The only hint of an answer you have given to such questions is deeply disturbing. You invoke “pastoral” concerns, claiming that you are straining to avoid “political tendencies.” Yet, this dichotomy that you see between pastoral concerns and politics is not only specious, but also contrary to Church teaching and common sense. Your reasoning indicates, above all, that you choose not to accept the political reality in which you and all Cubans live, for wherever tyrants set themselves up as God and Caesar, no one can distinguish between “rendering unto Caesar” and “rendering unto God,” (Mark 12:17). Unfortunately, every act in Cuba, every gesture is a “political tendency,” no matter how sacred or mundane, from receiving the Eucharist to placing food on the table.

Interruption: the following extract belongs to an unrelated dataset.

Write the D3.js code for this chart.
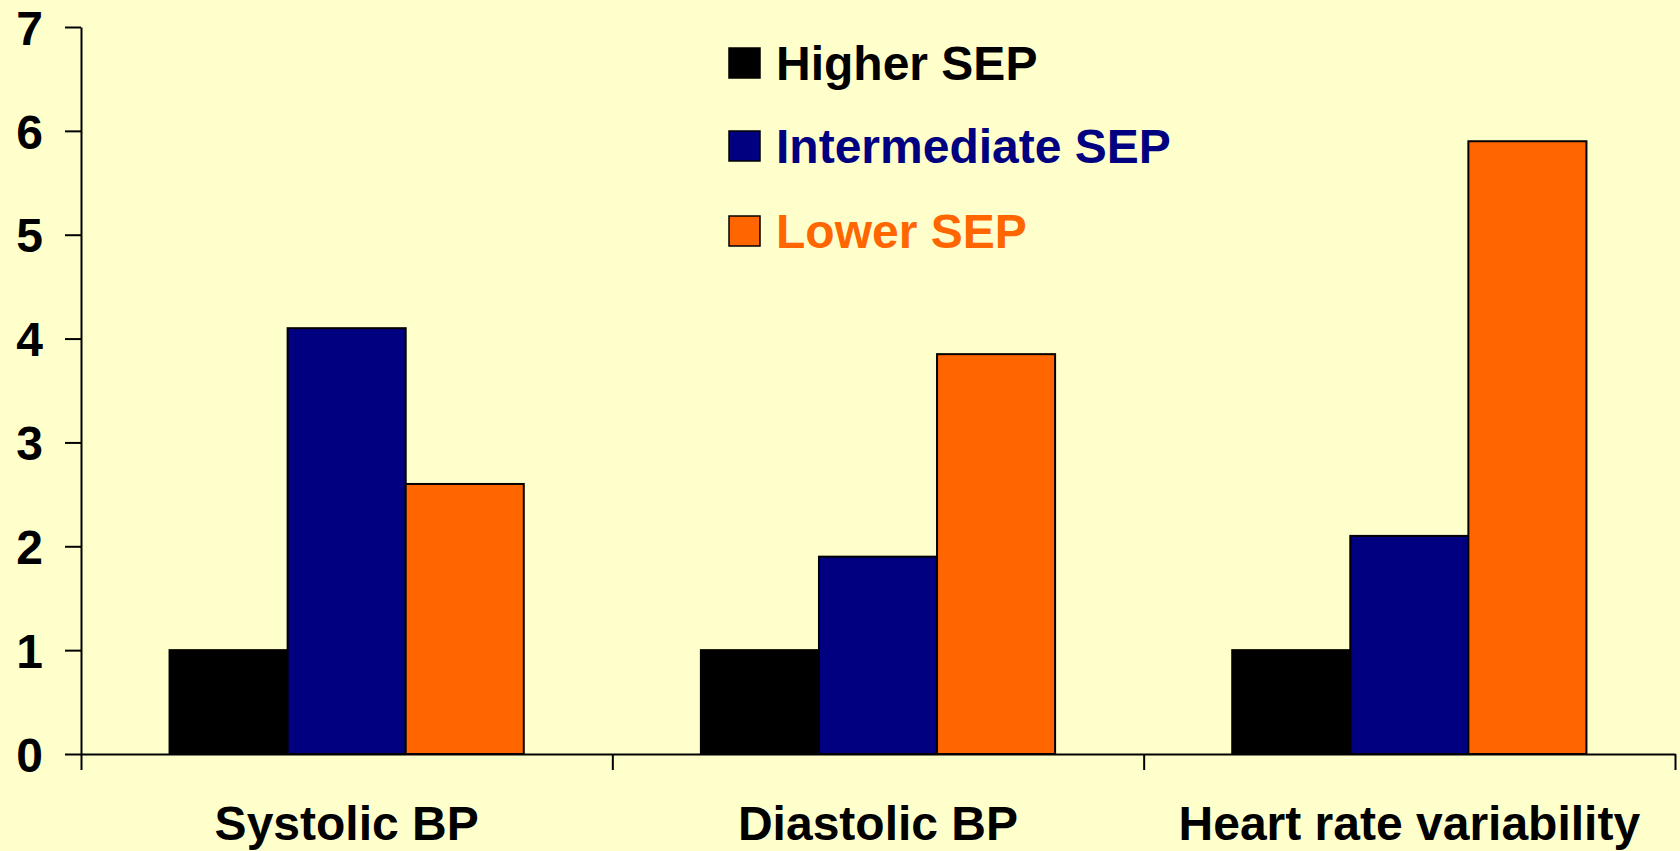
<!DOCTYPE html>
<html>
<head>
<meta charset="utf-8">
<script src="https://cdn.jsdelivr.net/npm/d3@7"></script>
<style>
  html, body { margin: 0; padding: 0; background: #FFFFCC; }
  svg { display: block; }
  text { font-family: "Liberation Sans", Arial, sans-serif; font-weight: bold; }
</style>
</head>
<body>
<svg id="chart" width="1680" height="851"></svg>
<script>
// Outcome categories along the x axis
const categories = ["Systolic BP", "Diastolic BP", "Heart rate variability"];
// Socioeconomic position groups (series)
const seriesNames = ["Higher SEP", "Intermediate SEP", "Lower SEP"];
const seriesColors = ["#000000", "#000080", "#FF6600"];
// Values per series, in category order
const higherSEP = [1, 1, 1];
const intermediateSEP = [4.1, 1.9, 2.1];
const lowerSEP = [2.6, 3.85, 5.9];
const yTicks = [0, 1, 2, 3, 4, 5, 6, 7];

const seriesValues = [higherSEP, intermediateSEP, lowerSEP];

const svg = d3.select("#chart");
const plotLeft = 81, plotRight = 1675, plotTop = 27, plotBottom = 754;
const fontSize = 48;

const y = d3.scaleLinear().domain([0, 7]).range([plotBottom, plotTop]);
const x0 = d3.scaleBand().domain(categories).range([plotLeft, plotRight]).paddingInner(0).paddingOuter(0);
const x1 = d3.scaleBand().domain(seriesNames).range([0, x0.bandwidth()]).paddingInner(0).paddingOuter(0.75);
const xEdge = d3.scaleLinear().domain([0, categories.length]).range([plotLeft, plotRight]);

// Bars
const groups = svg.append("g").selectAll("g")
  .data(categories)
  .join("g")
  .attr("transform", d => `translate(${x0(d)},0)`);

groups.selectAll("rect")
  .data((c, ci) => seriesNames.map((s, si) => ({ s, si, v: seriesValues[si][ci] })))
  .join("rect")
  .attr("x", d => x1(d.s))
  .attr("width", x1.bandwidth())
  .attr("y", d => y(d.v))
  .attr("height", d => y(0) - y(d.v))
  .attr("fill", d => seriesColors[d.si])
  .attr("stroke", "#000")
  .attr("stroke-width", 2);

// Y axis
const yAxis = svg.append("g")
  .attr("transform", `translate(${plotLeft},0)`)
  .call(d3.axisLeft(y).tickValues(yTicks).tickFormat(d3.format("d")).tickSize(16).tickSizeOuter(0).tickPadding(22));
yAxis.select(".domain").attr("stroke", "#000").attr("stroke-width", 2);
yAxis.selectAll(".tick line").attr("stroke", "#000").attr("stroke-width", 2);
yAxis.selectAll(".tick text")
  .attr("font-size", fontSize)
  .attr("fill", "#000")
  .attr("dy", "0.36em")
  .style("font-family", "'Liberation Sans', Arial, sans-serif")
  .style("font-weight", "bold");

// X axis with ticks at category boundaries
const xAxis = svg.append("g")
  .attr("transform", `translate(0,${plotBottom})`)
  .call(d3.axisBottom(xEdge).tickValues(d3.range(categories.length + 1)).tickFormat("").tickSize(16).tickSizeOuter(0));
xAxis.select(".domain").attr("stroke", "#000").attr("stroke-width", 2);
xAxis.selectAll(".tick line").attr("stroke", "#000").attr("stroke-width", 2);

// Category labels
svg.append("g").selectAll("text")
  .data(categories)
  .join("text")
  .attr("x", d => x0(d) + x0.bandwidth() / 2)
  .attr("y", 840)
  .attr("text-anchor", "middle")
  .attr("font-size", fontSize)
  .attr("fill", "#000")
  .text(d => d);

// Legend
const legendRows = [80, 163, 248];
const legend = svg.append("g").selectAll("g")
  .data(seriesNames)
  .join("g")
  .attr("transform", (d, i) => `translate(729,${legendRows[i]})`);
legend.append("rect")
  .attr("x", 0).attr("y", -32)
  .attr("width", 31).attr("height", 30)
  .attr("fill", (d, i) => seriesColors[i])
  .attr("stroke", "#000")
  .attr("stroke-width", 1.5);
legend.append("text")
  .attr("x", 47)
  .attr("y", 0)
  .attr("font-size", fontSize)
  .attr("fill", (d, i) => seriesColors[i])
  .text(d => d);
</script>
</body>
</html>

Back in the late fourth century, Saint Ambrose, bishop of Milan, made no such distinctions. Ambrose repeatedly stood up to the Roman Emperor Theodosius, reprimanding him for wronging his subjects and acting tyrannically. Of course, Theodosius was a Christian, unlike the Castro brothers and their henchmen, so Ambrose had a kind of leverage you can’t ever rely upon. But you do have leverage – una palanca enorme – of your own: eleven million souls who yearn to be free, who will put their bodies at risk, maybe even sacrifice their earthly well-being to ensure freedom for their brethren and their children.

So, Your Eminence, please be our Ambrose. Defend the rights of your flock, who will surely rally to your call, and thank you. In your “dialogue” with the tyrants, please tell them to let your people go, as Moses did to Pharaoh. If you and your clergy were to demand real change, the murderous, soul-crushing regime that has ruled Cuba for fifty-one years would surely collapse in the wink of an eye. You know it. The sainted John-Paul II –he who brought down the Iron Curtain– knows it, in Heaven, along with those two other champions of human rights who grace our history, Fathers Bartolomé de las Casas and Felix Varela. And so do all Cubans, living and dead, saints and sinners alike.

Please be our good shepherd. Stop “dialoguing” with the wolves, and drive them away instead.